Kompromat (shorthand for Compromising Material) is a serviceable near-thriller, based on book about the true story of Yoann Barbereau, a French national who spent more than a year on the run, trying to escape the Russian authorities. It opens with a cliched forest chase, then a '5 months earlier' title card, leading into the 'how did we get here' backstory. The film has its ups and downs until the climax, where it reaches its nadir, thanks to some overwrought symbolism and mawkish emotion, not helped much by the swelling score.
Gilles Lellouche plays Mathieu Roussel, the Irkutsk director of the Alliance Francaise organisation. He lives in this Siberian outpost with his not-best-pleased wife and young daughter until one day when he's arrested for a trumped up charge of publishing child pornography.

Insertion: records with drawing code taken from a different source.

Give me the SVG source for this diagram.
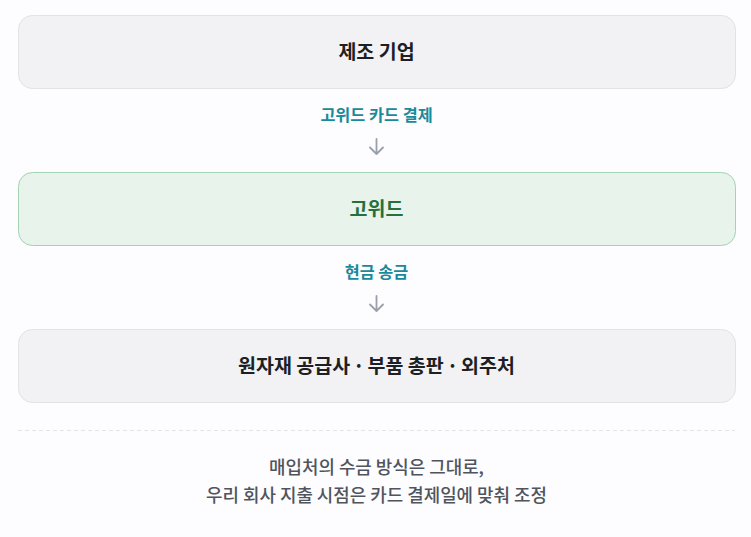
<svg xmlns="http://www.w3.org/2000/svg" width="751" height="537" viewBox="0 0 751 537">
<style>
.box{fill:#f2f2f5;stroke:#e2e2e7;stroke-width:1}
.gbox{fill:#e8f3eb;stroke:#a3d3b1;stroke-width:1}
.t{font-family:"Noto Sans CJK KR","Noto Sans",sans-serif;font-size:19.5px;font-weight:700;text-anchor:middle;fill:#1d1f24}
.gt{fill:#25703c}
.lbl{font-family:"Noto Sans CJK KR","Noto Sans",sans-serif;font-size:16.3px;font-weight:700;text-anchor:middle;fill:#1a8a9b}
.arr{fill:none;stroke:#9aa0ab;stroke-width:1.8;stroke-linecap:round;stroke-linejoin:round}
.note{font-family:"Noto Sans CJK KR","Noto Sans",sans-serif;font-size:17.9px;font-weight:500;text-anchor:middle;fill:#50545c}
</style>
<rect width="751" height="537" fill="#fdfcfe"/>
<g id="node-maker">
<rect class="box" x="18.5" y="15.5" width="717" height="73" rx="14"/>
<text class="t" x="376.5" y="58.5">제조 기업</text>
</g>
<g id="node-gowid">
<rect class="gbox" x="18.5" y="172.5" width="717" height="73" rx="14"/>
<text class="t gt" x="376.5" y="215.5">고위드</text>
</g>
<g id="node-suppliers">
<rect class="box" x="18.5" y="329.5" width="717" height="73" rx="14"/>
<text class="t" x="376.5" y="372.5">원자재 공급사 <tspan dx="-1.5">·</tspan><tspan dx="-1.5"> 부품 총판 </tspan><tspan dx="-1.5">·</tspan><tspan dx="-1.5"> 외주처</tspan></text>
</g>
<g id="connectors">
<text class="lbl" x="376.5" y="120.5">고위드 카드 결제</text>
<path class="arr" d="M376.5 139 V154 M370 147.5 L376.5 154 L383 147.5"/>
<text class="lbl" x="376.5" y="277.5">현금 송금</text>
<path class="arr" d="M376.5 296 V311 M370 304.5 L376.5 311 L383 304.5"/>
</g>
<line x1="18" y1="430.5" x2="735" y2="430.5" stroke="#e3e3e8" stroke-width="1" stroke-dasharray="4 3"/>
<text class="note" x="376.5" y="474">매입처의 수금 방식은 그대로,</text>
<text class="note" x="376.5" y="502">우리 회사 지출 시점은 카드 결제일에 맞춰 조정</text>
</svg>
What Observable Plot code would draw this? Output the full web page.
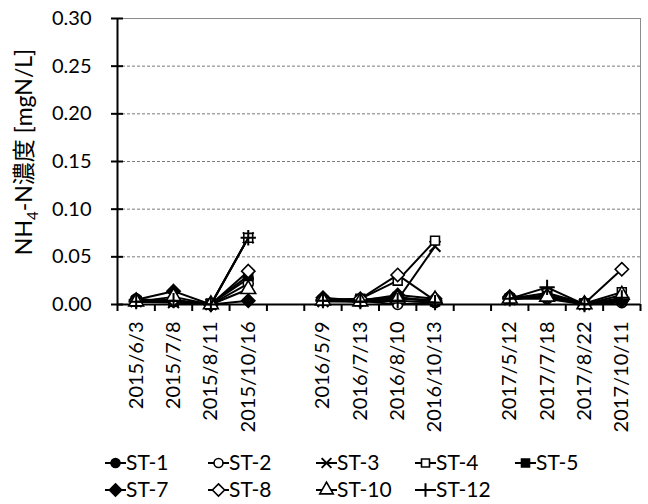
<!DOCTYPE html>
<html>
<head>
<meta charset="utf-8">
<script src="https://cdn.jsdelivr.net/npm/d3@7"></script>
<script src="https://cdn.jsdelivr.net/npm/@observablehq/plot@0.6"></script>
<style>
  body { margin: 0; background: white; }
  #chart svg { display: block; }
</style>
</head>
<body>
<div id="chart"></div>
<script>
// Category axis (blank entries are the gaps between years)
const categories = ["2015/6/3","2015/7/8","2015/8/11","2015/10/16","",
                    "2016/5/9","2016/7/13","2016/8/10","2016/10/13","",
                    "2017/5/12","2017/7/18","2017/8/22","2017/10/11"];
const dates = categories.filter(d => d !== "");
const yTicks = [0, 0.05, 0.10, 0.15, 0.20, 0.25, 0.30];

const seriesNames = ["ST-1","ST-2","ST-3","ST-4","ST-5","ST-7","ST-8","ST-10","ST-12"];
const seriesSymbols = ["circle","circle","times","square","square","diamond2","diamond2","triangle","plus"];
const seriesFilled = [true,false,false,false,true,true,false,false,false];

const st1  = [0.006,0.003,0.001,0.027, 0.006,0.003,0.007,0.003, 0.008,0.007,0.001,0.003];
const st2  = [0.004,0.003,0.000,0.022, 0.004,0.004,0.000,0.002, 0.006,0.006,0.000,0.002];
const st3  = [0.003,0.002,0.000,0.070, 0.003,0.004,0.005,0.061, 0.005,0.010,0.000,0.005];
const st4  = [0.003,0.003,0.000,0.070, 0.004,0.006,0.025,0.067, 0.006,0.012,0.001,0.013];
const st5  = [0.004,0.003,0.001,0.030, 0.004,0.005,0.008,0.003, 0.006,0.009,0.001,0.005];
const st7  = [0.005,0.014,0.000,0.004, 0.007,0.004,0.010,0.006, 0.008,0.008,0.001,0.004];
const st8  = [0.004,0.005,0.000,0.035, 0.005,0.006,0.031,0.004, 0.007,0.008,0.001,0.037];
const st10 = [0.003,0.008,0.000,0.016, 0.004,0.003,0.006,0.005, 0.006,0.008,0.000,0.010];
const st12 = [0.003,0.004,0.000,0.070, 0.004,0.003,0.004,0.002, 0.006,0.018,0.000,0.007];
const seriesValues = [st1,st2,st3,st4,st5,st7,st8,st10,st12];

const FONT = "Lato, 'Noto Sans CJK JP', sans-serif";
const positions = categories.map((c,i)=>i+1).filter(i => categories[i-1] !== "");
const bounds = d3.range(0.5, categories.length + 1, 1);

function symbolR(sym) {
  return sym === "diamond2" ? 6 : sym === "triangle" ? 5.5 : 5;
}

const marks = [
  Plot.ruleY(yTicks.filter(v => v > 0 && v < 0.3), {stroke:"#7a7a7a", strokeWidth:1, strokeDasharray:"3,2"}),
  Plot.ruleY([0.30], {stroke:"#8c8c8c", strokeWidth:1}),
  Plot.ruleX([categories.length + 0.5], {stroke:"#8c8c8c", strokeWidth:1}),
  Plot.axisY({ticks: yTicks, tickFormat: d => d.toFixed(2), tickSize: 6, tickPadding: 20, label: null, fontSize: 20, strokeWidth: 2}),
  Plot.axisY({ticks: yTicks, tickFormat: () => "", tickSize: -6, label: null, strokeWidth: 2}),
  Plot.axisX({ticks: positions, tickFormat: i => categories[i-1], tickRotate: -90, tickSize: 0, tickPadding: 17, label: null, fontSize: 20}),
  Plot.axisX({ticks: bounds, tickFormat: () => "", tickSize: 7, label: null, strokeWidth: 2}),
  Plot.ruleX([0.5], {stroke:"black", strokeWidth:2}),
  Plot.ruleY([0], {stroke:"black", strokeWidth:2})
];

seriesNames.forEach((name, k) => {
  const rows = dates.map((d, j) => ({
    series: name,
    date: d,
    x: categories.indexOf(d) + 1,
    y: seriesValues[k][j],
    year: d.slice(0,4)
  }));
  marks.push(Plot.line(rows, {x:"x", y:"y", z:"year", stroke:"black", strokeWidth:2}));
  const sym = seriesSymbols[k];
  const stroked = sym === "plus" || sym === "times";
  marks.push(Plot.dot(rows, {
    x:"x", y:"y", symbol: sym,
    r: symbolR(sym),
    fill: stroked ? "none" : (seriesFilled[k] ? "black" : "white"),
    stroke: "black", strokeWidth: stroked ? 2 : 1.6
  }));
});

const chart = Plot.plot({
  width: 648, height: 445,
  marginLeft: 117, marginRight: 8, marginTop: 18, marginBottom: 141,
  x: {type: "linear", domain: [0.5, categories.length + 0.5]},
  y: {domain: [0, 0.30]},
  style: {fontFamily: FONT, fontSize: "20px", color: "black", background: "white"},
  marks
});

// y label with subscript
const s = d3.select(chart);
const lab = s.append("text")
  .attr("transform", "translate(32,152) rotate(-90)")
  .attr("text-anchor", "middle")
  .attr("font-family", FONT).attr("font-size", 23).attr("fill", "black");
lab.append("tspan").text("NH");
lab.append("tspan").attr("font-size", 15).attr("dy", 6).text("4");
lab.append("tspan").attr("dy", -6).text("-N濃度 [mgN/L]");

document.getElementById("chart").appendChild(chart);

// Legend below the chart
const legend = d3.select("#chart").append("svg").attr("width", 648).attr("height", 59)
  .style("display","block").style("font-family", FONT);
const colX = [105, 208, 316, 415, 515];
const symMap = {circle: d3.symbolCircle, square: d3.symbolSquare, diamond2: d3.symbolDiamond2, triangle: d3.symbolTriangle, plus: d3.symbolPlus, times: d3.symbolTimes};
seriesNames.forEach((name, k) => {
  const row = k < 5 ? 0 : 1;
  const col = k < 5 ? k : k - 5;
  const x0 = colX[col], y0 = row === 0 ? 18 : 45;
  const g = legend.append("g").attr("transform", `translate(${x0},${y0})`);
  g.append("line").attr("x1", 0).attr("x2", 21).attr("stroke", "black").attr("stroke-width", 2);
  const sym = seriesSymbols[k];
  const stroked = sym === "plus" || sym === "times";
  const r = symbolR(sym) - 0.5;
  g.append("path").attr("transform", "translate(10.5,0)")
    .attr("d", d3.symbol(symMap[sym], Math.PI * r * r)())
    .attr("fill", stroked ? "none" : (seriesFilled[k] ? "black" : "white"))
    .attr("stroke", "black").attr("stroke-width", stroked ? 2 : 1.6);
  g.append("text").attr("x", 21).attr("y", 0).attr("dy", "0.35em")
    .attr("font-size", 21).attr("fill", "black").text(name);
});
</script>
</body>
</html>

The reason for this fit-up isn't quite explained - is it suspicions of spying or petty revenge? Maybe something else entirely? Perhaps we're meant to be as clueless as Roussel but I don't think the film did its due diligence here. There's even a weird hunting scene where a kindly, yet bigoted benefactor (Mikhail Safronov) tells Roussel he'll never fund his organisation again after watching a homo-erotic dance recital. Heavy-handed display of cultural differences....check. Oh, and in more cloth-eared metaphor news, the Russian then shoots a wide-eyed deer which lies prone on the ground. Roussel simply swallows, just like the weak Frenchy they assume he is.
Lellouche is fine but has been much better with superior material and directors. Joanna Kulig (luminous in Pawlikowksi's Cold War) plays Svetlana, Roussel's guardian angel, and honestly, the amount of times she comes to his aid is freakish, almost like it's been scripted... Her motivation didn't ring true either. I have her down for one brief meeting with Roussel and then a semi-pissed dance and chat at a bar. And suddenly she'll do anything for him, including risk her life at the hands of the FSB (modern KGB). Odd.
The scenes of Roussel on the run are pretty well directed, aside from his uber-convenient 'get out of jail free cards', and the politics of the Embassy staff dragged the film back to the intense French drama genre that it never really stuck to. Not the worst effort but surely there were better ways to deliver this story.
See also:
Lellouche in Fred Cavayé's Point Blank (2010), and Kulig in Pawel Pawlikowksi's Cold War (2018) are better pointers to their craft.